# Looking for a quality CNC setup



## AndrewC (Apr 17, 2013)

What kind of price range would a nice CNC router system run?


----------



## fixtureman (Jul 5, 2012)

What size are you looking for and what you are going to do with it. I really like my Shopbot 48x96. You should get the biggest you can as you can do small stuff on a large format machine but it takes a lot of work to get large items on a small one. When I bought my first one I thought I would only need a 36x48 but found a 48x96 and bought that one and after the first couple of jobs I ended needing the full sheet size to do more.


----------



## bloomingtonmike (Dec 13, 2011)

fixtureman said:


> What size are you looking for and what you are going to do with it. I really like my Shopbot 48x96. You should get the biggest you can as you can do small stuff on a large format machine but it takes a lot of work to get large items on a small one. When I bought my first one I thought I would only need a 36x48 but found a 48x96 and bought that one and after the first couple of jobs I ended needing the full sheet size to do more.
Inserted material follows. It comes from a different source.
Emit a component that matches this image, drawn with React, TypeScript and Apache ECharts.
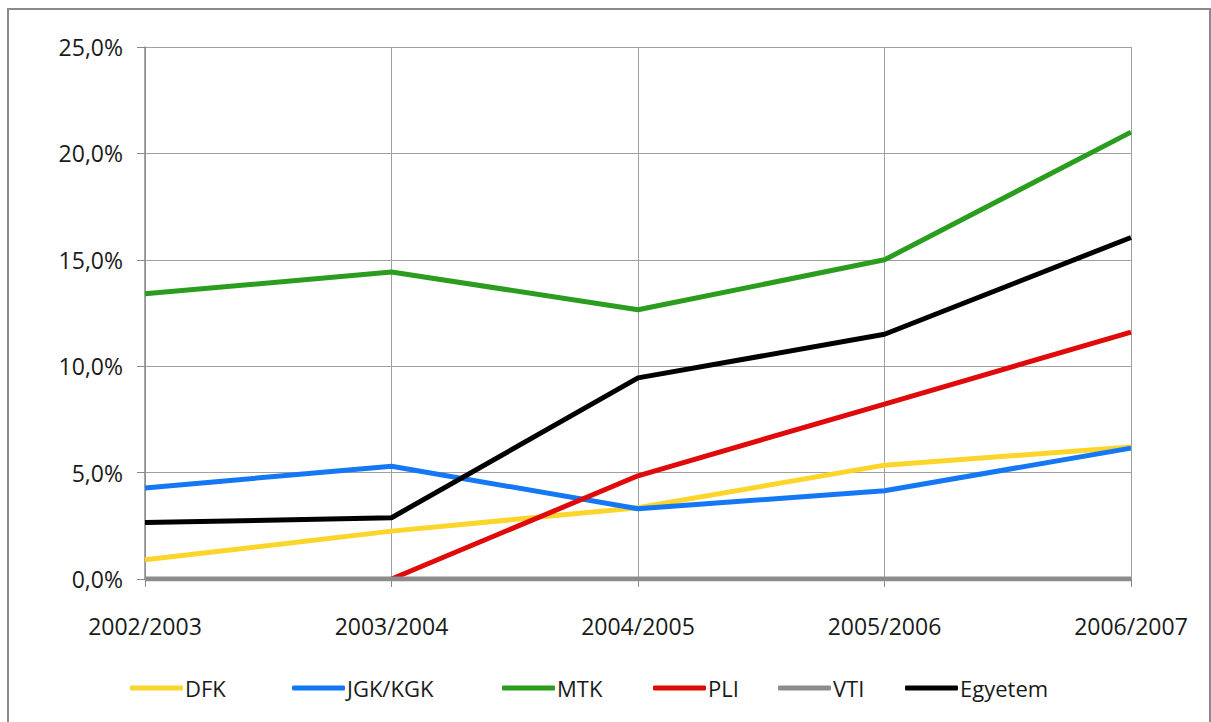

I dont cut 4x8 sheets as most of my wood I cut on glue ups. Mine is 52"X62" cutting area open ended so I could fixture at 1/2 a sheet and slide if I wanted. 

I built mine and I would not trade it for a comparable sized shopbot or camaster but if I was buying new I would look at them - or just go full on themwood or other mega industrial. Expect $7K plus to get started.


----------